Salt is already added to many prepared foods as a preservative and flavor enhancer, so it's not necessary to add salt to these meals. However, when cooking from scratch at home and flavoring foods, it may be tempting to reach for the salt because of the way it can enhance flavor. Fortunately, there are many salt substitutes that can impart flavor without adversely affecting your overall health.

· Potassium chloride: Potassium chloride can provide a salty flavor without all of the sodium that is in regular table salt, which is sodium chloride. Potassium chloride typically is mixed with a ratio of sodium chloride in "light" or "low-sodium" salt options and salt substitute products. It can slash sodium by up to 50 percent in some instances, says Consumer Reports.

· Acid: Food scientist and blogger Nik Sharma says that people can cut down on salt in recipes if they increase the acid. This includes lemon juice or vinegar added at the end of the cooking process. It can replicate that bite that salt often provides.

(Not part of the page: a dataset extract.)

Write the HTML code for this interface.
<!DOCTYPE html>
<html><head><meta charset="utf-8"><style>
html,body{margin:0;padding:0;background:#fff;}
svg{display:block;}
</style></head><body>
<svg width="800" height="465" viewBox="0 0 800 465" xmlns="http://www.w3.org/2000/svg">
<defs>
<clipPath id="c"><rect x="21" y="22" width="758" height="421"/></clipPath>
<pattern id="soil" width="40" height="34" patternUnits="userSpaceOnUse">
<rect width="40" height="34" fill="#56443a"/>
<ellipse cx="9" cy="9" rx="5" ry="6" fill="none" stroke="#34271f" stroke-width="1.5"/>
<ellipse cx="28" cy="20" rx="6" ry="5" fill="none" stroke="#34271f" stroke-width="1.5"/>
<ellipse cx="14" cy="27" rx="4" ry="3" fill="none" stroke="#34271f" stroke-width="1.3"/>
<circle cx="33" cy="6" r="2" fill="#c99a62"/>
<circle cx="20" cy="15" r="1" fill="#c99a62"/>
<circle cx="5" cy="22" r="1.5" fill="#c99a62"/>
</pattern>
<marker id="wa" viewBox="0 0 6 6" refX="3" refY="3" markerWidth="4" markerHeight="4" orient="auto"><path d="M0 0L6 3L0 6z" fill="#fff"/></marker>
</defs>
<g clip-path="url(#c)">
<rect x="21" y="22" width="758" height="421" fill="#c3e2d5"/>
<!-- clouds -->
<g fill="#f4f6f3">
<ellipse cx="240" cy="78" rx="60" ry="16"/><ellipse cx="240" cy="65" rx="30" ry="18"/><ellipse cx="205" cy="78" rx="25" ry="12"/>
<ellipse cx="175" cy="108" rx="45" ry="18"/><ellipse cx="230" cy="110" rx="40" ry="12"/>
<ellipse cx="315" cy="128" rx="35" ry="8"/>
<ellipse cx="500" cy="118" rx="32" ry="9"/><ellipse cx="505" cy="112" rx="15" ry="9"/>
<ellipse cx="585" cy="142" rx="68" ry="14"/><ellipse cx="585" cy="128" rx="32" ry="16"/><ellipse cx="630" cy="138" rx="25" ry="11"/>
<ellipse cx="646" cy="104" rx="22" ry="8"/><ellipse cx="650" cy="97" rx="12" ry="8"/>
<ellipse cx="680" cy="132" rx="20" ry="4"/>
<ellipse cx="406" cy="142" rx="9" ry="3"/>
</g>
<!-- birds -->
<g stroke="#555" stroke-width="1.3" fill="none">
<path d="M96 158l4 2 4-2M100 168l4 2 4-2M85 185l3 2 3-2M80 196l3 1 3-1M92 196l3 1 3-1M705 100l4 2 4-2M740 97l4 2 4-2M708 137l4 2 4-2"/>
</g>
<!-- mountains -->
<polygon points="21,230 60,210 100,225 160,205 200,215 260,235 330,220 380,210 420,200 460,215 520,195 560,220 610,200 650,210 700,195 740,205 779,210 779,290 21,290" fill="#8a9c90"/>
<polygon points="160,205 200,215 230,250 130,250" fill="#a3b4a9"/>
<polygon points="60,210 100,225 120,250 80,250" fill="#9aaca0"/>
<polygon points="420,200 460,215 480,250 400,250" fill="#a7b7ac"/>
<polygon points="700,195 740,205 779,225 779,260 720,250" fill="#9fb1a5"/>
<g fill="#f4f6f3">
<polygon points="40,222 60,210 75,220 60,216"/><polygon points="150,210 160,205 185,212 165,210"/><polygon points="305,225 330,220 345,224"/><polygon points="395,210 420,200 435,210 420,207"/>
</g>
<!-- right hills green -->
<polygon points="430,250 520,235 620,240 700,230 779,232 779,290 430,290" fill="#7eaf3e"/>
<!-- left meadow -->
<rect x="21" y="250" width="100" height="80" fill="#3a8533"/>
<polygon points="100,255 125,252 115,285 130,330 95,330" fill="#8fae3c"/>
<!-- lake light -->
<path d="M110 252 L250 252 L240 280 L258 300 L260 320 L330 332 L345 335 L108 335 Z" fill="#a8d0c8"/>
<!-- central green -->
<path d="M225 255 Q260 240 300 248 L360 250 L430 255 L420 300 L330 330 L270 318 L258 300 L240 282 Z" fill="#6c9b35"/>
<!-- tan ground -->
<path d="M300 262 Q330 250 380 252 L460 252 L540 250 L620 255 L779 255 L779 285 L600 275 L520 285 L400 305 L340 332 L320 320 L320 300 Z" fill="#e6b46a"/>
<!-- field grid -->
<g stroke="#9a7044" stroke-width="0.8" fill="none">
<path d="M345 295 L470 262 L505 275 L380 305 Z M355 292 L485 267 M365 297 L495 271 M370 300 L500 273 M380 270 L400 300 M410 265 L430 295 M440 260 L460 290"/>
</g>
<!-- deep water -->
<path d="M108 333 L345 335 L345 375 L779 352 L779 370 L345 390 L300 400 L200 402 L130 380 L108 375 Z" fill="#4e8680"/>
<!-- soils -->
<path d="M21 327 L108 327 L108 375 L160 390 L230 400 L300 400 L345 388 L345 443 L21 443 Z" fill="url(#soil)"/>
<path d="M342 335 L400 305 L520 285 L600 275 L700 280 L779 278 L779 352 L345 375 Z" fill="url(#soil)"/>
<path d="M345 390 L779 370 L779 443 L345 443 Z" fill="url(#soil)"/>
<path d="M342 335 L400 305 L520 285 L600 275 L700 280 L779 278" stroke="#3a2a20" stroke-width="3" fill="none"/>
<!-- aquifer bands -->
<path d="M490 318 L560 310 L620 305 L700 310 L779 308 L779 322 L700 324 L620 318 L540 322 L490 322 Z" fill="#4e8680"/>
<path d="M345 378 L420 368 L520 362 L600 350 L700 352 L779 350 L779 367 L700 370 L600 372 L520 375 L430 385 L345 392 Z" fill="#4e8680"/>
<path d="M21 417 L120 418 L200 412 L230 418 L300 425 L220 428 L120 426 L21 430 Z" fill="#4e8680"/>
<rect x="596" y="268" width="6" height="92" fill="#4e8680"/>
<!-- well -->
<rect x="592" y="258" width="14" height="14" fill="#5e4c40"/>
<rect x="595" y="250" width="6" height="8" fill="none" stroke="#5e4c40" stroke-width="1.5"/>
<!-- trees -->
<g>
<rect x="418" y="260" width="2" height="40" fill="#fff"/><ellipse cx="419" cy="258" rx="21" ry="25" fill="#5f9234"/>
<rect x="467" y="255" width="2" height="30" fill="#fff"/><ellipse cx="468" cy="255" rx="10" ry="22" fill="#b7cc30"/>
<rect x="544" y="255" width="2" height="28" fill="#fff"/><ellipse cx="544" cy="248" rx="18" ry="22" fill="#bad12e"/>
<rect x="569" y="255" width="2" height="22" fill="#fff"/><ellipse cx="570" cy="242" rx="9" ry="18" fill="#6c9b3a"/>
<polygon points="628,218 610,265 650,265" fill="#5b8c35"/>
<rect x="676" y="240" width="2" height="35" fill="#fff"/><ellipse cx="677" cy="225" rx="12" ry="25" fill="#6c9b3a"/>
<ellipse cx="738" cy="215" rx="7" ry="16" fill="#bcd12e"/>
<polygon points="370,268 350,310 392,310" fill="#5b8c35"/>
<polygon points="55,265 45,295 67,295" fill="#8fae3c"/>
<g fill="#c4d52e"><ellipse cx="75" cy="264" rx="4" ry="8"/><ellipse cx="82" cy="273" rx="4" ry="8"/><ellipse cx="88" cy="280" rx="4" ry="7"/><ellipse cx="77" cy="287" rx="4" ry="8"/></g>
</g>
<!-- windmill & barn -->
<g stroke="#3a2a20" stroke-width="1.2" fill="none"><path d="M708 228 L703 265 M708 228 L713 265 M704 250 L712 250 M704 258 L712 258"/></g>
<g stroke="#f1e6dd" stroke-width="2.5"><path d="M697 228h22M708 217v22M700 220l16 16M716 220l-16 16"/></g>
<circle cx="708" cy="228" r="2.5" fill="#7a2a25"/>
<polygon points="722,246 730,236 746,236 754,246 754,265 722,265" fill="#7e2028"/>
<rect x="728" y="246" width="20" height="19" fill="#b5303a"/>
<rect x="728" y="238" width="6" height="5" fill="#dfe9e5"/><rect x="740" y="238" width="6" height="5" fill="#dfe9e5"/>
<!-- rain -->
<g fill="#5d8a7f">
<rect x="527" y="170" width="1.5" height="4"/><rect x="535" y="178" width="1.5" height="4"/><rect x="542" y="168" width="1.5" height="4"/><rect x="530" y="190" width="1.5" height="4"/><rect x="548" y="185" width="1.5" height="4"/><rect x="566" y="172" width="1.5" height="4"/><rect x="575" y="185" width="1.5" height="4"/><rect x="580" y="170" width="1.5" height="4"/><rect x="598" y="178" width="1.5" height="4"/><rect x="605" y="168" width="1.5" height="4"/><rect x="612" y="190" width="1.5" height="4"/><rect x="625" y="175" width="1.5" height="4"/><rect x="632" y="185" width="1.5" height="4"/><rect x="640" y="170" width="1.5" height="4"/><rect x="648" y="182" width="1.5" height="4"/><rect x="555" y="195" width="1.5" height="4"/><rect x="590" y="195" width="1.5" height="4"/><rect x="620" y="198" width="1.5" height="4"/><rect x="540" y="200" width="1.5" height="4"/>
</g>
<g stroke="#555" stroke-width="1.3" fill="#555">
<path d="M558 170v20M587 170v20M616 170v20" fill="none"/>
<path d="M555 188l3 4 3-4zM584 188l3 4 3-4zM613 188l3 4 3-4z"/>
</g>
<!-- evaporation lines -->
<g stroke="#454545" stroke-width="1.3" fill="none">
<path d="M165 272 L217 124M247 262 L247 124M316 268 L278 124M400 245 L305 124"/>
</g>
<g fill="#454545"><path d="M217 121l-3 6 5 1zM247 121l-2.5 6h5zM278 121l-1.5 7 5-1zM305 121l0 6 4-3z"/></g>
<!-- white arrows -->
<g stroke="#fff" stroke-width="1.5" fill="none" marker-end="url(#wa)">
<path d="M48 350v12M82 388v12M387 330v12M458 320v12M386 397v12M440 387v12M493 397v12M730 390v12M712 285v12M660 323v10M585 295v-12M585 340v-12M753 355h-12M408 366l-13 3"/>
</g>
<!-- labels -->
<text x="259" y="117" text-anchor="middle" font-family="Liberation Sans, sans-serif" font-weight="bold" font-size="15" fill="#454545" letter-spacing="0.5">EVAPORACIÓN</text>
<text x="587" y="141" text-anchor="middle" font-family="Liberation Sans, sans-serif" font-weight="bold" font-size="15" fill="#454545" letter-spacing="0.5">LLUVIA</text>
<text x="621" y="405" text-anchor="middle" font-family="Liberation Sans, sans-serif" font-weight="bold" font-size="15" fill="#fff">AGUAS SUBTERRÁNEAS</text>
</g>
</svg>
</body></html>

· Sea ingredients: Kelp, alternative seaweeds or pureed anchovies can impart a salty flavor without the added sodium. While sea water creatures may taste salty, they do not transfer the same amount of sodium to the body as regular salt. These ingredients add the "umami" flavor profile, also known as the "fifth taste."

· Garlic: Pungent and strong, this spice can boost flavor easily without increasing the need for sodium. Double the amount of garlic in recipes when cutting out salt.

· Black pepper: Similarly, Healthline suggests reaching for black pepper to spice up foods over salt. Black pepper is a good addition to savory dishes, and can help decrease inflammation in the body.

· MSG: Monosodium glutamate contains two-thirds less sodium than table salt, so adding a little can increase the flavor of foods, says Taylor Wallace, Ph.D., an adjunct professor of food and nutrition studies at George Mason University.

· Nutritional yeast: Nutritional yeast offers a nutty, salty, cheesy flavor, and is a popular choice among vegans who want to get a parmesan cheese taste without actually consuming dairy. The yeast adds flavor and is often fortified with B vitamins, making it a healthy addition to diets.

· Ginger: Ginger can be peppery and bold in dishes, and it works well in both sweet and savory foods.

· Liquid aminos: This is a liquid seasoning made by treating soybeans with an acidic solution to break them into amino acids, says Consumer Reports. It also can be made from fermenting coconut sap with water. The result is another umami flavoring. And though there is still sodium content, it is less than table salt.

· Smoked paprika: The smoky, spicy taste of this paprika may make it easy to skip the salt in some foods.

Salt is necessary in small amounts, but too often people consume it to excess. Small changes can help individuals reduce their sodium intake.